Claro que muito pior é estarmos fidelizados a coisas que não nos fazem bem. O Holmes Place e o casamento continuam aqui a ser bons exemplos. Por seu lado, o HP não oferece metade do que promete e pretende muito mais de nós do que no inicio nos faz acreditar, como muita gente já sabe. Nomeadamente, deseja ardentemente que, a acrescer à mensalidade Top 24, paguemos 650€ por mês, durante um mínimo de três meses, para fazermos treino personalizado. E não nos deixarão em paz até conseguirem. Se não conseguirem, ainda assim, já nos desfizeram a paciência, pelo menos. Já os casamentos prometem a felicidade total e podem vir a ser um inferno estável a que as pessoas se habituam, ou não. Parece que a maioria de nós se habitua a estar casado. Dai a importância do direito ao divórcio. Para quem não se habitua.
E por falar nisto, diga-se que os homossexuais não estão a ser justos neste momento temporal quando dizem que apenas conquistaram um direito, faltando outros. Outros faltarão certamente. Mas isto é uma reforma gradual, não ideal. É assim que as reformas se devem implementar. Está provado. Quem quiser que vá ler os autores que falam sobre isto, que eu não tenho paciência para estar aqui a explicar. De qualquer forma, e como ia dizendo, os homossexuais conquistaram de uma só vez aquilo que os heterossexuais levaram séculos a conseguir. O direito ao casamento e ao divórcio (o casamento foi inventado no século XI pela Igreja, enquanto que e o divórcio apareceu em Portugal com a reforma de 1966 implementada pelos politicos). Nada mau, para começar, portanto. Passe a ironia, claro. Actualmente, as coisas acontecem mais depressa, como sabemos. E isto pode ser bom em muitas coisas.
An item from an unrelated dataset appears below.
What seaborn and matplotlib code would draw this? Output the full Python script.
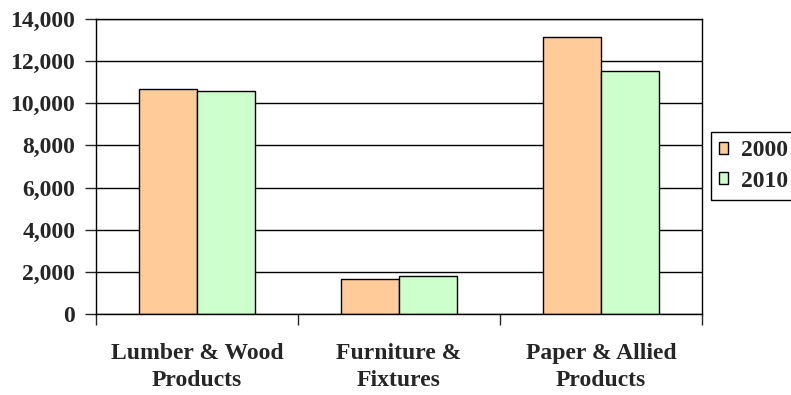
import matplotlib
matplotlib.use("Agg")
import matplotlib.pyplot as plt
import pandas as pd
import seaborn as sns
from matplotlib.ticker import FuncFormatter, FixedLocator

# values
categories = ["Lumber & Wood\nProducts", "Furniture &\nFixtures", "Paper & Allied\nProducts"]
years = ["2000", "2010"]
values_2000 = [10670, 1650, 13140]
values_2010 = [10560, 1780, 11530]
colors = ["#FFCC99", "#CCFFCC"]

df = pd.DataFrame({
    "category": categories * 2,
    "year": [years[0]] * 3 + [years[1]] * 3,
    "value": values_2000 + values_2010,
})

sns.set_style("white")
plt.rcParams["font.family"] = ["Liberation Serif", "DejaVu Serif"]
plt.rcParams["font.weight"] = "bold"

FS = 17

fig = plt.figure(figsize=(7.91, 3.95), dpi=100)
ax = fig.add_axes([96 / 791, 1 - 314 / 395, (702 - 96) / 791, (314 - 19) / 395])

sns.barplot(
    data=df, x="category", y="value", hue="year",
    palette=colors, width=0.575, edgecolor="black", linewidth=1.0,
    saturation=1, ax=ax, legend=True,
)

ax.set_xlim(-0.5, 2.5)
ax.set_ylim(0, 14000)
ax.set_yticks(range(0, 14001, 2000))
ax.yaxis.set_major_formatter(FuncFormatter(lambda v, p: f"{int(v):,}"))
ax.grid(axis="y", color="black", linewidth=1.0)
ax.set_axisbelow(True)
for s in ax.spines.values():
    s.set_color("black")
    s.set_linewidth(1.0)

ax.set_xlabel("")
ax.set_ylabel("")
ax.tick_params(axis="y", which="major", length=8, width=1, direction="out",
               left=True, pad=7, labelsize=FS)
ax.tick_params(axis="x", which="major", length=0, pad=21, labelsize=FS)
ax.xaxis.set_minor_locator(FixedLocator([-0.5, 0.5, 1.5, 2.5]))
ax.tick_params(axis="x", which="minor", length=8, width=1, direction="out", bottom=True)
for lab in ax.get_xticklabels() + ax.get_yticklabels():
    lab.set_fontweight("bold")
for lab in ax.get_xticklabels():
    lab.set_linespacing(1.35)

handles, labels = ax.get_legend_handles_labels()
ax.legend(handles, labels, loc="upper left", bbox_to_anchor=(711 / 791, 1 - 132 / 395),
          bbox_transform=fig.transFigure, frameon=True, fancybox=False,
          edgecolor="black", framealpha=1, prop={"size": FS, "weight": "bold"},
          handlelength=0.38, handleheight=0.38, handletextpad=0.55, borderpad=0.35,
          labelspacing=0.4, borderaxespad=0)
ax.get_legend().get_frame().set_linewidth(1.0)

fig.savefig("out.png", dpi=100)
Em resumo, a fidelização é algo de absolutamente lamentável se é feito pelo lado de quem está a oferecer bens e serviços. Seja de que espécie forem (sexo, por exemplo pode ser um bem ou um serviço, dependendo das circunstâncias. No âmbito de um casamento é, em princípio, um bem. Porém, nunca se sabe. Já sexo no ginásio, a acontecer, pode ser a mesma coisa. Ou uma coisa ou outra, quero dizer: um bem ou um serviço).
Eu cá sou fiel à Amália porque sou eu quem a procura nos discos, nos filmes, documentários e exposições. Ela não me obriga nada. Nem obrigaria, ainda que estivesse viva no sentido material do termo. Posso parar, por exemplo, o disco na hora de quiser. Mesmo que faltem mais de metade das faixas para ouvir. Não há consequências. E volto lá sempre com muito prazer. Estou fidelizada pelo lado certo. O lado de quem gosta e pode apreciar livremente. Assim sendo, a fidelização pelo lado certo, pelo desejo e impulso pessoal não tem nada de lamentável. É do melhor que há. Para todos os envolvidos e interessados. E mais, acredito que somos fieis a tudo o que nos faz sentir incontronavelmente bem e também ao que é incontestavelmente bom. Só se não estivermos muito bem da cabeça, que é como quem diz, das emoções. Ou só se não tivermos o gosto educado para certas coisas, que é como quem diz, se não temos muita cultura básica e a sensibilidade bem educada.